## [Task goal]
Copy all the data exactly, except the pictures.

# # #

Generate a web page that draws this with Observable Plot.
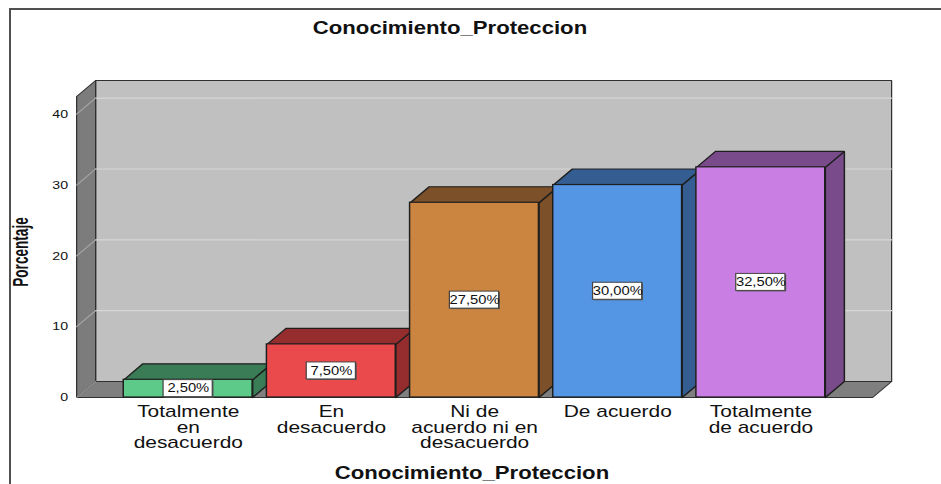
<!DOCTYPE html>
<html>
<head>
<meta charset="utf-8">
<script src="https://cdn.jsdelivr.net/npm/d3@7"></script>
<script src="https://cdn.jsdelivr.net/npm/@observablehq/plot@0.6"></script>
<style>
  body { margin: 0; background: #fff; }
  #wrap { position: relative; width: 941px; height: 484px; overflow: hidden; font-family: "Liberation Sans", Arial, sans-serif; color: #111; }
  #frame { position: absolute; left: 9px; top: 8px; width: 1000px; height: 600px; border-top: 2px solid #505050; border-left: 2px solid #505050; }
  #chart { position: absolute; left: 0; top: 0; }
  .ttl { position: absolute; font-weight: bold; font-size: 18px; line-height: 18px; white-space: nowrap; }
  #title { left: 450px; top: 19px; transform: translateX(-50%) scaleX(1.23); }
  #xtitle { left: 472px; top: 464px; transform: translateX(-50%) scaleX(1.23); }
  #ytitle { left: 21px; top: 252px; font-size: 17px; line-height: 17px; transform: translate(-50%, -50%) scaleX(1.3) rotate(-90deg) scaleX(0.8); }
</style>
</head>
<body>
<div id="wrap">
  <div id="frame"></div>
  <div id="chart"></div>
  <div id="title" class="ttl">Conocimiento_Proteccion</div>
  <div id="xtitle" class="ttl">Conocimiento_Proteccion</div>
  <div id="ytitle" class="ttl">Porcentaje</div>
</div>
<script>
// ---- data ----
const categories = ["Totalmente en desacuerdo", "En desacuerdo", "Ni de acuerdo ni en desacuerdo", "De acuerdo", "Totalmente de acuerdo"];
const tickLabels = ["Totalmente\nen\ndesacuerdo", "En\ndesacuerdo", "Ni de\nacuerdo ni en\ndesacuerdo", "De acuerdo", "Totalmente\nde acuerdo"];
const percentages = [2.5, 7.5, 27.5, 30.0, 32.5];
const valueLabels = ["2,50%", "7,50%", "27,50%", "30,00%", "32,50%"];
const yTicks = [0, 10, 20, 30, 40];
const frontColors = ["#5ECA8A", "#EB4A4C", "#CC8540", "#5596E4", "#C97EE4"];
const sideColors  = ["#397C55", "#952D2F", "#7C5129", "#345D91", "#7A4B8A"];

// ---- geometry (image is stretched horizontally by S) ----
const S = 1.23;
const W = 941 / S;
const H = 484;
const xDomain = [-0.78, 4.78];
const yDomain = [0, 42.5];
const HALF = 0.45;         // half bar width, in category units
const DX = 0.1327;         // depth offset, category units
const DY = 2.26;           // depth offset, percent units
const marginLeft = 76 / S, marginRight = W - 872 / S, marginTop = 96, marginBottom = 87;

const bars = categories.map((c, i) => ({i, c, v: percentages[i], label: valueLabels[i], front: frontColors[i], side: sideColors[i]}));

function poly(id, fill, pts) {
  const closed = pts.concat([pts[0]]);
  return closed.map(([x, y]) => ({id, fill, x, y}));
}

const [x0, x1] = xDomain;
const yMax = yDomain[1];
const walls = [
  ...poly("back", "#C0C0C0", [[x0 + DX, DY], [x1 + DX, DY], [x1 + DX, yMax + DY], [x0 + DX, yMax + DY]]),
  ...poly("left", "#7C7C7C", [[x0, 0], [x0 + DX, DY], [x0 + DX, yMax + DY], [x0, yMax]]),
  ...poly("floor", "#7F7F7F", [[x0, 0], [x1, 0], [x1 + DX, DY], [x0 + DX, DY]])
];

const backGrid = yTicks.filter(t => t > 0).flatMap(t => [
  {id: "g" + t, x: x0 + DX, y: t + DY}, {id: "g" + t, x: x1 + DX, y: t + DY}
]);
const leftGrid = yTicks.flatMap(t => [
  {id: "l" + t, x: x0, y: t}, {id: "l" + t, x: x0 + DX, y: t + DY}
]);

const barFaces = bars.flatMap(b => [
  ...poly("s" + b.i, b.side, [[b.i + HALF, 0], [b.i + HALF, b.v], [b.i + HALF + DX, b.v + DY], [b.i + HALF + DX, DY]]),
  ...poly("t" + b.i, b.side, [[b.i - HALF, b.v], [b.i + HALF, b.v], [b.i + HALF + DX, b.v + DY], [b.i - HALF + DX, b.v + DY]])
]);

const boxHalfW = (40 / 2) / ((872 - 76) / S / (x1 - x0));
const boxHalfH = 8.5 / ((397 - 96) / (yMax - yDomain[0]));

const plot = Plot.plot({
  width: W,
  height: H,
  marginLeft, marginRight, marginTop, marginBottom,
  x: {domain: xDomain},
  y: {domain: yDomain},
  color: {type: "identity"},
  style: {fontFamily: "'Liberation Sans', Arial, sans-serif", background: "transparent", color: "#111"},
  marks: [
    Plot.line(walls, {x: "x", y: "y", z: "id", fill: "fill", stroke: "#303030", strokeWidth: 1}),
    Plot.line(backGrid, {x: "x", y: "y", z: "id", stroke: "#D6D6D6", strokeWidth: 1.2}),
    Plot.line(leftGrid, {x: "x", y: "y", z: "id", stroke: "#A6A6A6", strokeWidth: 1}),
    Plot.line(barFaces, {x: "x", y: "y", z: "id", fill: "fill", stroke: "#1E1E1E", strokeWidth: 1.2, strokeLinejoin: "miter"}),
    Plot.rect(bars, {x1: d => d.i - HALF, x2: d => d.i + HALF, y1: 0, y2: "v", fill: "front", stroke: "#1E1E1E", strokeWidth: 1.2}),
    Plot.rect(bars, {x1: d => d.i - boxHalfW, x2: d => d.i + boxHalfW, y1: d => d.v / 2 - boxHalfH, y2: d => d.v / 2 + boxHalfH, fill: "#555", dx: 1, dy: 1}),
    Plot.rect(bars, {x1: d => d.i - boxHalfW, x2: d => d.i + boxHalfW, y1: d => d.v / 2 - boxHalfH, y2: d => d.v / 2 + boxHalfH, fill: "white", stroke: "#444", strokeWidth: 1}),
    Plot.text(bars, {x: "i", y: d => d.v / 2, text: "label", fontSize: 12, fill: "#111"}),
    Plot.axisY({ticks: yTicks, tickSize: 0, tickPadding: 7, fontSize: 11.5, label: null}),
    Plot.axisX({ticks: bars.map(b => b.i), tickFormat: i => tickLabels[i], tickSize: 0, tickPadding: 9, fontSize: 17, lineHeight: 0.9, label: null})
  ]
});

plot.setAttribute("width", 941);
plot.setAttribute("height", H);
plot.setAttribute("preserveAspectRatio", "none");
plot.style.width = "941px";
plot.style.height = H + "px";
plot.style.maxWidth = "none";
document.getElementById("chart").appendChild(plot);
</script>
</body>
</html>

# # #

## [Output below]
Generate a web page that draws this with Observable Plot.
<!DOCTYPE html>
<html>
<head>
<meta charset="utf-8">
<script src="https://cdn.jsdelivr.net/npm/d3@7"></script>
<script src="https://cdn.jsdelivr.net/npm/@observablehq/plot@0.6"></script>
<style>
  body { margin: 0; background: #fff; }
  #wrap { position: relative; width: 941px; height: 484px; overflow: hidden; font-family: "Liberation Sans", Arial, sans-serif; color: #111; }
  #frame { position: absolute; left: 9px; top: 8px; width: 1000px; height: 600px; border-top: 2px solid #505050; border-left: 2px solid #505050; }
  #chart { position: absolute; left: 0; top: 0; }
  .ttl { position: absolute; font-weight: bold; font-size: 18px; line-height: 18px; white-space: nowrap; }
  #title { left: 450px; top: 19px; transform: translateX(-50%) scaleX(1.23); }
  #xtitle { left: 472px; top: 464px; transform: translateX(-50%) scaleX(1.23); }
  #ytitle { left: 21px; top: 252px; font-size: 17px; line-height: 17px; transform: translate(-50%, -50%) scaleX(1.3) rotate(-90deg) scaleX(0.8); }
</style>
</head>
<body>
<div id="wrap">
  <div id="frame"></div>
  <div id="chart"></div>
  <div id="title" class="ttl">Conocimiento_Proteccion</div>
  <div id="xtitle" class="ttl">Conocimiento_Proteccion</div>
  <div id="ytitle" class="ttl">Porcentaje</div>
</div>
<script>
// ---- data ----
const categories = ["Totalmente en desacuerdo", "En desacuerdo", "Ni de acuerdo ni en desacuerdo", "De acuerdo", "Totalmente de acuerdo"];
const tickLabels = ["Totalmente\nen\ndesacuerdo", "En\ndesacuerdo", "Ni de\nacuerdo ni en\ndesacuerdo", "De acuerdo", "Totalmente\nde acuerdo"];
const percentages = [2.5, 7.5, 27.5, 30.0, 32.5];
const valueLabels = ["2,50%", "7,50%", "27,50%", "30,00%", "32,50%"];
const yTicks = [0, 10, 20, 30, 40];
const frontColors = ["#5ECA8A", "#EB4A4C", "#CC8540", "#5596E4", "#C97EE4"];
const sideColors  = ["#397C55", "#952D2F", "#7C5129", "#345D91", "#7A4B8A"];

// ---- geometry (image is stretched horizontally by S) ----
const S = 1.23;
const W = 941 / S;
const H = 484;
const xDomain = [-0.78, 4.78];
const yDomain = [0, 42.5];
const HALF = 0.45;         // half bar width, in category units
const DX = 0.1327;         // depth offset, category units
const DY = 2.26;           // depth offset, percent units
const marginLeft = 76 / S, marginRight = W - 872 / S, marginTop = 96, marginBottom = 87;

const bars = categories.map((c, i) => ({i, c, v: percentages[i], label: valueLabels[i], front: frontColors[i], side: sideColors[i]}));

function poly(id, fill, pts) {
  const closed = pts.concat([pts[0]]);
  return closed.map(([x, y]) => ({id, fill, x, y}));
}

const [x0, x1] = xDomain;
const yMax = yDomain[1];
const walls = [
  ...poly("back", "#C0C0C0", [[x0 + DX, DY], [x1 + DX, DY], [x1 + DX, yMax + DY], [x0 + DX, yMax + DY]]),
  ...poly("left", "#7C7C7C", [[x0, 0], [x0 + DX, DY], [x0 + DX, yMax + DY], [x0, yMax]]),
  ...poly("floor", "#7F7F7F", [[x0, 0], [x1, 0], [x1 + DX, DY], [x0 + DX, DY]])
];

const backGrid = yTicks.filter(t => t > 0).flatMap(t => [
  {id: "g" + t, x: x0 + DX, y: t + DY}, {id: "g" + t, x: x1 + DX, y: t + DY}
]);
const leftGrid = yTicks.flatMap(t => [
  {id: "l" + t, x: x0, y: t}, {id: "l" + t, x: x0 + DX, y: t + DY}
]);

const barFaces = bars.flatMap(b => [
  ...poly("s" + b.i, b.side, [[b.i + HALF, 0], [b.i + HALF, b.v], [b.i + HALF + DX, b.v + DY], [b.i + HALF + DX, DY]]),
  ...poly("t" + b.i, b.side, [[b.i - HALF, b.v], [b.i + HALF, b.v], [b.i + HALF + DX, b.v + DY], [b.i - HALF + DX, b.v + DY]])
]);

const boxHalfW = (40 / 2) / ((872 - 76) / S / (x1 - x0));
const boxHalfH = 8.5 / ((397 - 96) / (yMax - yDomain[0]));

const plot = Plot.plot({
  width: W,
  height: H,
  marginLeft, marginRight, marginTop, marginBottom,
  x: {domain: xDomain},
  y: {domain: yDomain},
  color: {type: "identity"},
  style: {fontFamily: "'Liberation Sans', Arial, sans-serif", background: "transparent", color: "#111"},
  marks: [
    Plot.line(walls, {x: "x", y: "y", z: "id", fill: "fill", stroke: "#303030", strokeWidth: 1}),
    Plot.line(backGrid, {x: "x", y: "y", z: "id", stroke: "#D6D6D6", strokeWidth: 1.2}),
    Plot.line(leftGrid, {x: "x", y: "y", z: "id", stroke: "#A6A6A6", strokeWidth: 1}),
    Plot.line(barFaces, {x: "x", y: "y", z: "id", fill: "fill", stroke: "#1E1E1E", strokeWidth: 1.2, strokeLinejoin: "miter"}),
    Plot.rect(bars, {x1: d => d.i - HALF, x2: d => d.i + HALF, y1: 0, y2: "v", fill: "front", stroke: "#1E1E1E", strokeWidth: 1.2}),
    Plot.rect(bars, {x1: d => d.i - boxHalfW, x2: d => d.i + boxHalfW, y1: d => d.v / 2 - boxHalfH, y2: d => d.v / 2 + boxHalfH, fill: "#555", dx: 1, dy: 1}),
    Plot.rect(bars, {x1: d => d.i - boxHalfW, x2: d => d.i + boxHalfW, y1: d => d.v / 2 - boxHalfH, y2: d => d.v / 2 + boxHalfH, fill: "white", stroke: "#444", strokeWidth: 1}),
    Plot.text(bars, {x: "i", y: d => d.v / 2, text: "label", fontSize: 12, fill: "#111"}),
    Plot.axisY({ticks: yTicks, tickSize: 0, tickPadding: 7, fontSize: 11.5, label: null}),
    Plot.axisX({ticks: bars.map(b => b.i), tickFormat: i => tickLabels[i], tickSize: 0, tickPadding: 9, fontSize: 17, lineHeight: 0.9, label: null})
  ]
});

plot.setAttribute("width", 941);
plot.setAttribute("height", H);
plot.setAttribute("preserveAspectRatio", "none");
plot.style.width = "941px";
plot.style.height = H + "px";
plot.style.maxWidth = "none";
document.getElementById("chart").appendChild(plot);
</script>
</body>
</html>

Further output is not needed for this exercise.